After the second World War, when geopolitics polarized between East and West, between the Communist Bloc and the Free World, there were several attempts to create a neo-anarchist/left communist politics that could function as a tertium quid. Paris in the 1960s produced a French ice cream called Situationism that became all the rage for decades to come. With its mixture of left Marxist analysis and anarchist spirit, along with a heavy dollop of subjectivism, Situationism was more than just one of thirty-one flavors, more like a basic, ubiquitous vanilla. To boldly mix my metaphors, a friend once described the Situationists as a motley theatre troupe that managed one mediocre performance in Paris 1968, and hasn’t done much since. They were no Cirque du Soleil, to be sure.

Returning to ice cream as politics, tastes changed and by the mid-to-late 1970s, Italian autonomist gelato became popular, followed in the late 1980s/early 1990s by the spumoni of Italian anarchism and “action without mediation.” Various flavors of anti-globalization dominated the late 1990s/early 2000s, and most recently we’ve seen a revival of French crème glacée. The Invisible Committee’s blend of insurrectionary anarchism and anti-state communism in “The Call” and “The Coming Insurrection” is covered with nihilist hot fudge, and topped with Theorie Communiste sprinkles, Michel Foucault jimmies and Giorgio Agamben crumbles. Study groups of youthful radicals can’t seem to get enough of this riotous confection.

[The post-left, anti-politics, anarchy crowd is all over this like flies on shit. Hell, even Diamond Dave Whitaker is doing a TCI study group. Talk about April fools! What more do you need to know that this stuff is doomed?!]

Invariably, these neo-anarchist/left communist concoctions are tried and found wanting. But that’s not why I predict that the current French mélange will soon fall out of favor. There’s a fickle Baskin-Robbins “flavor of the month” attitude to all of this that belies serious politics. Young revolutionaries flit from one faddish political fashion to another as they might flick between MP3s on their iPods. Needless to say, this is no way to make revolution. Further, it’s a guarantee that anarchism and left communism will find no place in RES.

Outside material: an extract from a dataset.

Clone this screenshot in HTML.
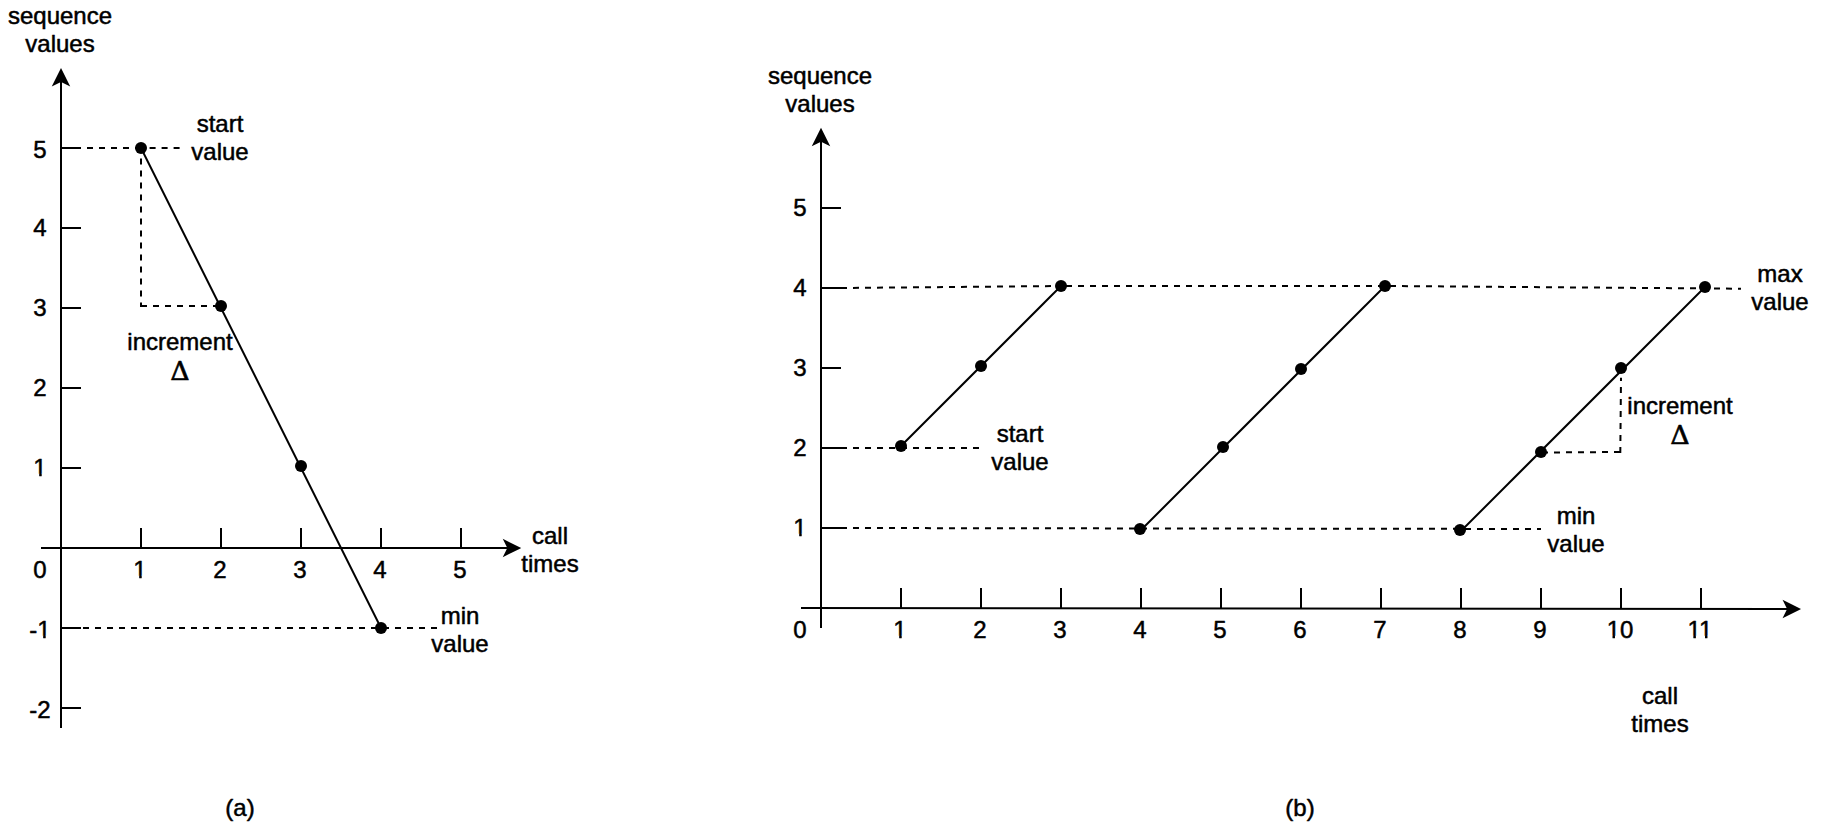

At the risk of coming off as a naïve American pragmatist, I insist that a central criterion of any politics must be that they work. It does little good that insurrectionary anarchism and anti-state communism are now trendy, if they do nothing to advance successful revolution. It means even less if those who advocate such politics are willing to change them at the drop of a hat, just to be au courant, whether or not those politics can overthrow state and capital, let alone create and sustain a socialist society.

Which leaves us with our third choice, the bankruptcy of anti-authoritarian politics. I’m loath to consider this option, even as reality backs me into this corner. Maurice Merleau-Ponty contended, in Humanism and Terror, that all of Stalin’s crimes—his terror and purges, his forced collectivization and calculated famines, his show trials and gulags—could be forgiven if only the Soviet Union had achieved a truly liberated, humanistic socialism. Flipping this, can the emancipatory ideas of anarchism and left communism be countenanced in light of their shoddy, lackluster performance in the real world? I doubt it, given the paucity of a real existing anti-authoritarian socialism.

What we are left with are beautiful dreams that fail to become anything more than reverie, and dreamers who continually romanticize their own failures. That’s not enough.